For extra lushness, Bridgewater recommends plants with big leaves like monsteras, plus ones with vines that can hang and trail like pothos. “It is one of my favorite plants, and a great addition to an outdoor space,” he notes. “I keep mine in pots and hanging planters, as pothos can spread uncontrollably.”
For a more subdued look, it’s best to stick with a minimal palette of soft-textured plants like grasses or fine-leafed shrubs, says Sohbati. Bridgewater also suggests succulents for a softer style.
Try out a living wall.
Living walls and vertical gardens are newer trends that showcase plants in a unique, artistic way.
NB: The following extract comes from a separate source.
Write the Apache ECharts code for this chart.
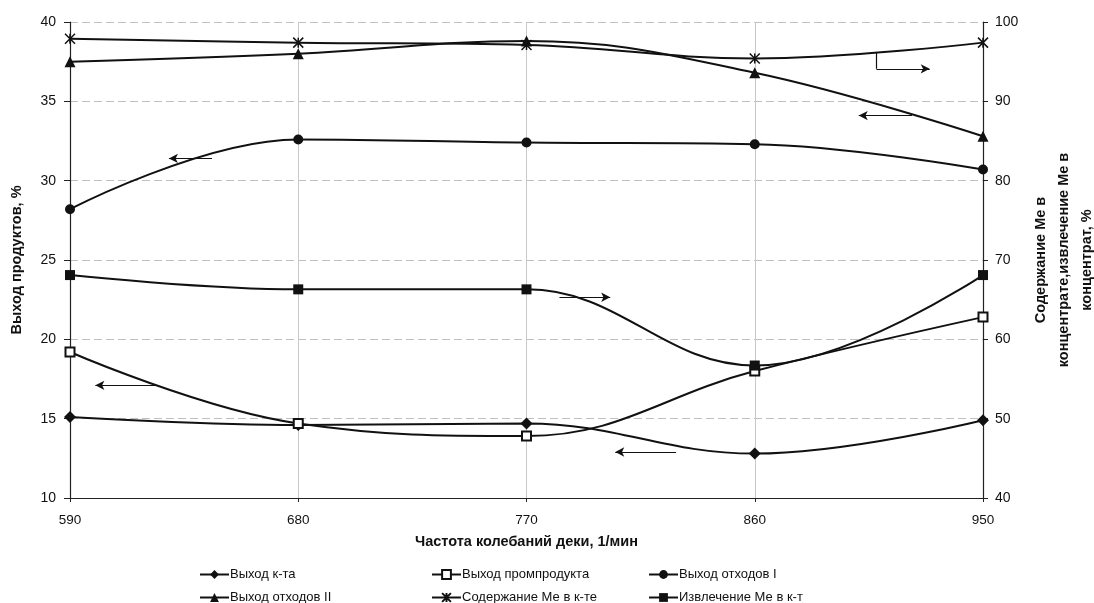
<!DOCTYPE html>
<html><head><meta charset="utf-8">
<script src="https://cdn.jsdelivr.net/npm/echarts@6/dist/echarts.min.js"></script>
<style>html,body{margin:0;padding:0;background:#fff;}#c{width:1094px;height:603px;}</style>
</head><body><div id="c"></div>
<script>
const freq = [590, 680, 770, 860, 950];
const vyhodKta = [15.1, 14.6, 14.7, 12.8, 14.9];
const vyhodProm = [19.2, 14.7, 13.9, 18.0, 21.4];
const vyhodOtkh1 = [28.2, 32.6, 32.4, 32.3, 30.7];
const vyhodOtkh2 = [37.5, 38.0, 38.8, 36.8, 32.8];
const soderzhanie = [97.9, 97.4, 97.1, 95.4, 97.4];
const izvlechenie = [68.1, 66.3, 66.3, 56.7, 68.1];
const names = ['Выход к-та','Выход промпродукта','Выход отходов I','Выход отходов II','Содержание Ме в к-те','Извлечение Ме в к-т'];

// annotation arrows (data coords): [x1,y1,x2,y2]
const arrowLeft = [
  [646, 31.4, 629, 31.4],   // отходы I
  [922, 34.1, 901, 34.1],   // отходы II
  [624, 17.1, 600, 17.1],   // промпродукт
  [829, 12.9, 805, 12.9]    // к-та
];
const arrowRight = [
  [783, 65.3, 803, 65.3],   // извлечение
  [908, 94.1, 929, 94.1]    // содержание
];
const bracketSeg = [[908, 96.2, 908, 94.1]];

const pair = (p) => [{coord:[p[0],p[1]]},{coord:[p[2],p[3]]}];
const zip = (ys) => freq.map((x,i)=>[x, ys[i]]);
const BLK = '#111';
const starPath = 'path://M0,0L10,10M10,0L0,10M5,0L5,10';

function mk(name, data, yIdx, symbol, size, extra) {
  return Object.assign({
    name, type:'line', data: zip(data), yAxisIndex: yIdx, smooth: 0.4,
    symbol, symbolSize: size, showSymbol: true,
    lineStyle:{color:BLK, width:2}, itemStyle:{color:BLK}, z: 3
  }, extra || {});
}
const mlBase = {silent:true, symbolSize:[7,9], label:{show:false}, lineStyle:{color:BLK, width:1.2, type:'solid'}, emphasis:{disabled:true}};

const series = [
  mk(names[0], vyhodKta, 0, 'diamond', 12, {markLine: Object.assign({}, mlBase, {symbol:['none','arrow'], data: arrowLeft.map(pair)})}),
  mk(names[1], vyhodProm, 0, 'emptyRect', 9, {itemStyle:{color:BLK, borderColor:BLK, borderWidth:1.2}}),
  mk(names[2], vyhodOtkh1, 0, 'circle', 10),
  mk(names[3], vyhodOtkh2, 0, 'triangle', 11),
  mk(names[4], soderzhanie, 1, starPath, 10, {itemStyle:{color:'#fff', borderColor:BLK, borderWidth:1.5},
     markLine: Object.assign({}, mlBase, {symbol:['none','none'], data: bracketSeg.map(pair)})}),
  mk(names[5], izvlechenie, 1, 'rect', 10, {markLine: Object.assign({}, mlBase, {symbol:['none','arrow'], data: arrowRight.map(pair)})})
];

const legendCommon = {orient:'vertical', top:568, height:60, padding:0, itemGap:10, itemWidth:29, itemHeight:11,
  textStyle:{fontFamily:'Liberation Sans, Arial', fontSize:13, color:'#111', padding:[0,0,0,-4]}, selectedMode:false};

const chart = echarts.init(document.getElementById('c'), null, {renderer:'canvas'});
chart.setOption({
  animation:false,
  backgroundColor:'#fff',
  textStyle:{fontFamily:'Liberation Sans, Arial'},
  grid:{left:70, right:111, top:22, bottom:105, containLabel:false, outerBoundsMode:'none'},
  xAxis:{type:'value', min:590, max:950, interval:90,
    name:'Частота колебаний деки, 1/мин', nameLocation:'middle', nameGap:36,
    nameTextStyle:{fontWeight:'bold', fontSize:14.5, color:'#111'},
    axisLine:{lineStyle:{color:'#222', width:1.2}},
    axisTick:{show:true, length:4, lineStyle:{color:'#222'}},
    axisLabel:{fontSize:13.5, color:'#111', margin:15},
    splitLine:{show:true, lineStyle:{color:'#c8c8c8', width:1}}},
  yAxis:[
    {type:'value', min:10, max:40, interval:5, position:'left',
     name:'Выход продуктов, %', nameLocation:'middle', nameGap:46, nameRotate:90,
     nameTextStyle:{fontWeight:'bold', fontSize:14.5, color:'#111'},
     axisLine:{show:true, lineStyle:{color:'#222', width:1.2}},
     axisTick:{show:true, length:6, lineStyle:{color:'#222'}},
     axisLabel:{fontSize:14, color:'#111', margin:14},
     splitLine:{show:true, lineStyle:{color:'#c0c0c0', type:[8,4], width:1}}},
    {type:'value', min:40, max:100, interval:10, position:'right',
     name:'Содержание Ме в\nконцентрате,извлечение Ме в\nконцентрат, %', nameLocation:'middle', nameGap:43, nameRotate:90,
     nameTextStyle:{fontWeight:'bold', fontSize:14.5, color:'#111', lineHeight:23, align:'center'},
     axisLine:{show:true, lineStyle:{color:'#222', width:1.2}},
     axisTick:{show:true, length:5, lineStyle:{color:'#222'}},
     axisLabel:{fontSize:14, color:'#111', margin:12},
     splitLine:{show:false}}
  ],
  legend:[
    Object.assign({left:199, data:[names[0], names[3]]}, legendCommon),
    Object.assign({left:431, data:[names[1], names[4]]}, legendCommon),
    Object.assign({left:648, data:[names[2], names[5]]}, legendCommon)
  ],
  series
});
</script></body></html>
Essentially, the flora decorates a wall or part of a wall, making you feel even more immersed in nature, which is especially great for urban environments or smaller spaces. “The best tips for styling living walls are to keep a theme and stick with it,” says Sohabti. “Do not just randomly fill the wall with plants. Choose plants with textures and colors that work well together and try to create masses of plants instead of individual clumps.”
Typically, living walls require more maintenance than normal potted or in-ground plants. “[So], it is also best to use plants that are adapted to cliffs or epiphytic conditions, as they will perform better in the living wall conditions,” says Sohbati.
Go with your gut.
There’s much to consider when decorating with outdoor plants, but the benefits are well worth it. “They provide different smells, shade in some places, and varying colors, shapes, and textures,” says Marcus of his plants. “This combination of different elements energizes my spirit, inspires my creativity, and helps me better my well-being.”
In other words? Don’t get too caught up in achieving a perfect look or having to grow the same thing as your neighbor. Styling plants outdoors is ultimately about finding out what you love that works with your outdoor conditions — and having fun along the way.